# Requirements
Retype every line from the start of the data down to and including the line with "(365,88) (330,76) (300,79)". Skip the pictures.

━━━━━━━━━━━━━━━━

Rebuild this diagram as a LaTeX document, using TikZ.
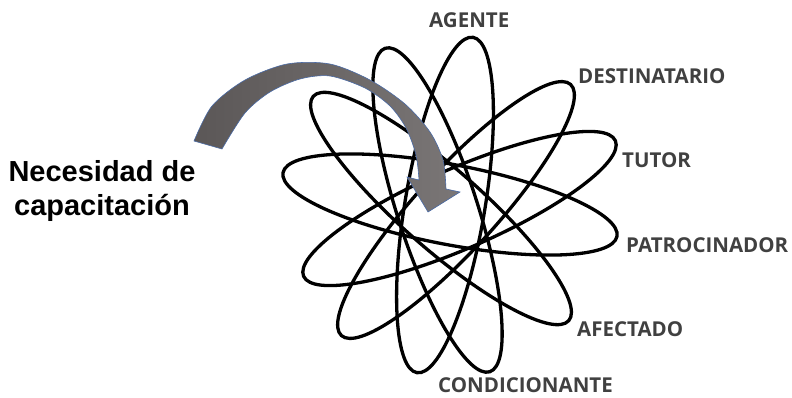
\documentclass[tikz,border=0pt]{standalone}
\usepackage{fontspec}
\newfontfamily\ruolofont{Open Sans}
\newfontfamily\titolofont{Liberation Sans}
\definecolor{ruolo}{HTML}{404040}
\definecolor{frecciascura}{HTML}{5B5757}
\definecolor{frecciachiara}{HTML}{7A7676}
\definecolor{bordo}{HTML}{4A6AA5}

\begin{document}
\begin{tikzpicture}[x=1pt,y=-1pt,
  anello/.style={line width=3.3pt},
  ruolo/.style={anchor=base west,inner sep=0pt,text=ruolo,
    font=\ruolofont\bfseries\fontsize{20.5}{24}\selectfont}]
  \useasboundingbox (0,0) rectangle (792,397);
  % ellissi: centro x, centro y, angolo
  \foreach \cx/\cy/\a in {445/205/80.5, 437.5/210/107.9, 456/210/47.6,
                          441/208.5/138.7, 459.5/208.5/23.5, 450/204.5/169.2} {
    \draw[anello, rotate around={\a:(\cx,\cy)}] (\cx,\cy) ellipse [x radius=170, y radius=40];
  }
  % freccia curva
  \path[draw=bordo, line width=0.6pt, left color=frecciascura, right color=frecciachiara]
    plot[smooth] coordinates {(194,141) (212,106) (245,80) (287,64) (330,64)
      (370,80) (405,104) (430,132) (443,160) (446,189)}
    -- (460,192) -- (428,212) -- (407,177)
    -- plot[smooth] coordinates {(419,180) (416,155) (406,128) (390,106)
      (365,88) (330,76) (300,79) (270,92) (245,113) (222,149)} -- cycle;

  \node[ruolo] (agente) at (429,27) {AGENTE};
  \node[ruolo] (destinatario) at (578,83) {DESTINATARIO};
  \node[ruolo] (tutor) at (622,167) {TUTOR};
  \node[ruolo] (patrocinador) at (626,252) {PATROCINADOR};
  \node[ruolo] (afectado) at (577,336) {AFECTADO};
  \node[ruolo] (condicionante) at (438,392) {CONDICIONANTE};
  \node[align=center, inner sep=0pt,
    font=\titolofont\bfseries\fontsize{29}{33.3}\selectfont] (necesidad) at (102,191)
    {Necesidad de\\capacitación};
\end{tikzpicture}
\end{document}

━━━━━━━━━━━━━━━━

# Exercise solution
Rebuild this diagram as a LaTeX document, using TikZ.
\documentclass[tikz,border=0pt]{standalone}
\usepackage{fontspec}
\newfontfamily\ruolofont{Open Sans}
\newfontfamily\titolofont{Liberation Sans}
\definecolor{ruolo}{HTML}{404040}
\definecolor{frecciascura}{HTML}{5B5757}
\definecolor{frecciachiara}{HTML}{7A7676}
\definecolor{bordo}{HTML}{4A6AA5}

\begin{document}
\begin{tikzpicture}[x=1pt,y=-1pt,
  anello/.style={line width=3.3pt},
  ruolo/.style={anchor=base west,inner sep=0pt,text=ruolo,
    font=\ruolofont\bfseries\fontsize{20.5}{24}\selectfont}]
  \useasboundingbox (0,0) rectangle (792,397);
  % ellissi: centro x, centro y, angolo
  \foreach \cx/\cy/\a in {445/205/80.5, 437.5/210/107.9, 456/210/47.6,
                          441/208.5/138.7, 459.5/208.5/23.5, 450/204.5/169.2} {
    \draw[anello, rotate around={\a:(\cx,\cy)}] (\cx,\cy) ellipse [x radius=170, y radius=40];
  }
  % freccia curva
  \path[draw=bordo, line width=0.6pt, left color=frecciascura, right color=frecciachiara]
    plot[smooth] coordinates {(194,141) (212,106) (245,80) (287,64) (330,64)
      (370,80) (405,104) (430,132) (443,160) (446,189)}
    -- (460,192) -- (428,212) -- (407,177)
    -- plot[smooth] coordinates {(419,180) (416,155) (406,128) (390,106)
      (365,88) (330,76) (300,79) (270,92) (245,113) (222,149)} -- cycle;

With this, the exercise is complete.